*COLLECTED DATA*
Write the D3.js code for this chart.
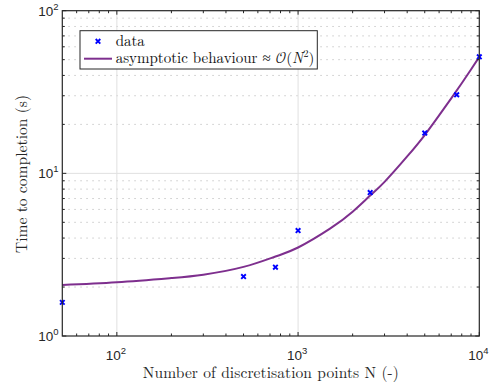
<!DOCTYPE html>
<html><head><meta charset="utf-8">
<script src="https://cdn.jsdelivr.net/npm/d3@7"></script>
<style>body{margin:0;background:#fff}svg{display:block}
.serif{font-family:"Latin Modern Roman","Liberation Serif","DejaVu Serif",serif}
.math{font-family:"Latin Modern Math","Latin Modern Roman","Liberation Serif",serif}
.sans{font-family:"Liberation Sans",Arial,Helvetica,sans-serif}
</style>
</head><body>
<svg id="c" width="497" height="387"></svg>
<script>
// ---- data ----
const dataN = [50, 500, 750, 1000, 2500, 5000, 7500, 10000];
const dataT = [1.61, 2.32, 2.65, 4.45, 7.62, 17.7, 30.4, 52.1];
const curveN = [50, 100, 200, 300, 500, 750, 1000, 1500, 2000, 2500, 3000, 4000, 5000, 6000, 7000, 8000, 9000, 10000];
const curveT = [2.06, 2.14, 2.27, 2.38, 2.66, 3.08, 3.50, 4.57, 5.81, 7.30, 8.86, 12.7, 17.2, 22.7, 28.9, 35.8, 43.5, 52.0];
const xTickExp = [2, 3, 4];
const yTickExp = [0, 1, 2];
const legendLabels = ["data", "asymptotic behaviour"];
const xLabel = "Number of discretisation points N (-)";
const yLabel = "Time to completion (s)";

const svg = d3.select("#c");
const L = 62.3, R = 479.3, T = 10.7, B = 336;
const x = d3.scaleLog().domain([50, 10000]).range([L, R]);
const y = d3.scaleLog().domain([1, 100]).range([B, T]);
const axisCol = "#262626";

const xMinor = [], yMinor = [];
for (let e = 1; e <= 3; e++) for (let m = 2; m <= 9; m++) { const v = m * 10 ** e; if (v > 50 && v < 10000) xMinor.push(v); }
for (let e = 0; e <= 1; e++) for (let m = 2; m <= 9; m++) yMinor.push(m * 10 ** e);
const xMajor = xTickExp.map(e => 10 ** e), yMajor = yTickExp.map(e => 10 ** e);

// grid
const g = svg.append("g");
g.selectAll(".ymin").data(yMinor).join("line")
  .attr("x1", L).attr("x2", R).attr("y1", d => y(d)).attr("y2", d => y(d))
  .attr("stroke", "#c9c9c9").attr("stroke-width", 1).attr("stroke-dasharray", "1.5 4.5");
g.selectAll(".ymaj").data(yMajor.filter(v => v > 1 && v < 100)).join("line")
  .attr("x1", L).attr("x2", R).attr("y1", d => y(d)).attr("y2", d => y(d))
  .attr("stroke", "#e0e0e0").attr("stroke-width", 1);
g.selectAll(".xmaj").data(xMajor.filter(v => v < 10000)).join("line")
  .attr("y1", T).attr("y2", B).attr("x1", d => x(d)).attr("x2", d => x(d))
  .attr("stroke", "#e0e0e0").attr("stroke-width", 1);

// curve
const line = d3.line().x(d => x(d[0])).y(d => y(d[1])).curve(d3.curveNatural);
svg.append("path").datum(curveN.map((n, i) => [n, curveT[i]]))
  .attr("d", line).attr("fill", "none").attr("stroke", "#7E2F8E").attr("stroke-width", 2);

// markers
const cross = s => `M${-s},${-s}L${s},${s}M${-s},${s}L${s},${-s}`;
svg.selectAll(".pt").data(dataN.map((n, i) => [n, dataT[i]])).join("path")
  .attr("transform", d => `translate(${x(d[0])},${y(d[1])})`)
  .attr("d", cross(2.3)).attr("stroke", "#0000ff").attr("stroke-width", 1.9).attr("fill", "none");

// axes frame with inside ticks
const ax = svg.append("g").attr("stroke", axisCol).attr("fill", "none");
ax.append("rect").attr("x", L).attr("y", T).attr("width", R - L).attr("height", B - T).attr("stroke-width", 1.2);
const tk = (vals, len) => vals.forEach(v => {
  const xv = x(v);
  ax.append("line").attr("x1", xv).attr("x2", xv).attr("y1", B).attr("y2", B - len).attr("stroke-width", 1);
  ax.append("line").attr("x1", xv).attr("x2", xv).attr("y1", T).attr("y2", T + len).attr("stroke-width", 1);
});
const tky = (vals, len) => vals.forEach(v => {
  const yv = y(v);
  ax.append("line").attr("y1", yv).attr("y2", yv).attr("x1", L).attr("x2", L + len).attr("stroke-width", 1);
  ax.append("line").attr("y1", yv).attr("y2", yv).attr("x1", R).attr("x2", R - len).attr("stroke-width", 1);
});
tk(xMinor, 2.5); tk(xMajor, 4);
tky(yMinor, 2.5); tky(yMajor, 4);

// tick labels
xTickExp.forEach(e => {
  const t = svg.append("text").attr("class", "sans").attr("x", x(10 ** e) - 1).attr("y", 359.5)
    .attr("text-anchor", "middle").attr("font-size", 13.5).attr("fill", axisCol);
  t.append("tspan").text("10");
  t.append("tspan").attr("dy", -6).attr("font-size", 9.5).text(e);
});
yTickExp.forEach(e => {
  const t = svg.append("text").attr("class", "sans").attr("x", 58.5).attr("y", y(10 ** e) + 4.9)
    .attr("text-anchor", "end").attr("font-size", 13.5).attr("fill", axisCol);
  t.append("tspan").text("10");
  t.append("tspan").attr("dy", -6).attr("font-size", 9.5).text(e);
});

// axis labels
svg.append("text").attr("class", "serif").attr("x", (L + R) / 2).attr("y", 377.5).attr("text-anchor", "middle")
  .attr("font-size", 15.5).attr("fill", "#262626")
  .attr("textLength", 256).attr("lengthAdjust", "spacing").text(xLabel);
svg.append("text").attr("class", "serif").attr("transform", `translate(26.5,174) rotate(-90)`).attr("text-anchor", "middle")
  .attr("font-size", 15.5).attr("fill", "#262626")
  .attr("textLength", 158).attr("lengthAdjust", "spacing").text(yLabel);

// legend
const lg = svg.append("g");
lg.append("rect").attr("x", 80).attr("y", 30.7).attr("width", 237.3).attr("height", 38.3)
  .attr("fill", "#fff").attr("stroke", axisCol).attr("stroke-width", 1);
lg.append("path").attr("transform", "translate(98,41.3)").attr("d", cross(2.3))
  .attr("stroke", "#0000ff").attr("stroke-width", 1.9).attr("fill", "none");
lg.append("line").attr("x1", 84).attr("x2", 112).attr("y1", 58.7).attr("y2", 58.7)
  .attr("stroke", "#7E2F8E").attr("stroke-width", 2);
lg.append("text").attr("class", "serif").attr("x", 115.7).attr("y", 45.5).attr("font-size", 15)
  .attr("fill", "#111").text(legendLabels[0]);
const t2 = lg.append("text").attr("class", "serif").attr("x", 115.7).attr("y", 62.5).attr("font-size", 15)
  .attr("fill", "#111");
t2.append("tspan").text(legendLabels[1] + " \u2248 ");
t2.append("tspan").attr("class", "math").text("\uD835\uDCAA");
t2.append("tspan").text("(");
t2.append("tspan").attr("font-style", "italic").text("N");
t2.append("tspan").attr("dy", -5.5).attr("font-size", 10.5).text("2");
t2.append("tspan").attr("dy", 5.5).text(")");
</script>
</body></html>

*PROMPT*
Pictures are excluded: retype only the lines from the beginning of the listing above through the line with "const xMajor = xTickExp.map(e", both included.

*SOLUTION TO THE EXERCISE*
Write the D3.js code for this chart.
<!DOCTYPE html>
<html><head><meta charset="utf-8">
<script src="https://cdn.jsdelivr.net/npm/d3@7"></script>
<style>body{margin:0;background:#fff}svg{display:block}
.serif{font-family:"Latin Modern Roman","Liberation Serif","DejaVu Serif",serif}
.math{font-family:"Latin Modern Math","Latin Modern Roman","Liberation Serif",serif}
.sans{font-family:"Liberation Sans",Arial,Helvetica,sans-serif}
</style>
</head><body>
<svg id="c" width="497" height="387"></svg>
<script>
// ---- data ----
const dataN = [50, 500, 750, 1000, 2500, 5000, 7500, 10000];
const dataT = [1.61, 2.32, 2.65, 4.45, 7.62, 17.7, 30.4, 52.1];
const curveN = [50, 100, 200, 300, 500, 750, 1000, 1500, 2000, 2500, 3000, 4000, 5000, 6000, 7000, 8000, 9000, 10000];
const curveT = [2.06, 2.14, 2.27, 2.38, 2.66, 3.08, 3.50, 4.57, 5.81, 7.30, 8.86, 12.7, 17.2, 22.7, 28.9, 35.8, 43.5, 52.0];
const xTickExp = [2, 3, 4];
const yTickExp = [0, 1, 2];
const legendLabels = ["data", "asymptotic behaviour"];
const xLabel = "Number of discretisation points N (-)";
const yLabel = "Time to completion (s)";

const svg = d3.select("#c");
const L = 62.3, R = 479.3, T = 10.7, B = 336;
const x = d3.scaleLog().domain([50, 10000]).range([L, R]);
const y = d3.scaleLog().domain([1, 100]).range([B, T]);
const axisCol = "#262626";

const xMinor = [], yMinor = [];
for (let e = 1; e <= 3; e++) for (let m = 2; m <= 9; m++) { const v = m * 10 ** e; if (v > 50 && v < 10000) xMinor.push(v); }
for (let e = 0; e <= 1; e++) for (let m = 2; m <= 9; m++) yMinor.push(m * 10 ** e);
const xMajor = xTickExp.map(e => 10 ** e), yMajor = yTickExp.map(e => 10 ** e);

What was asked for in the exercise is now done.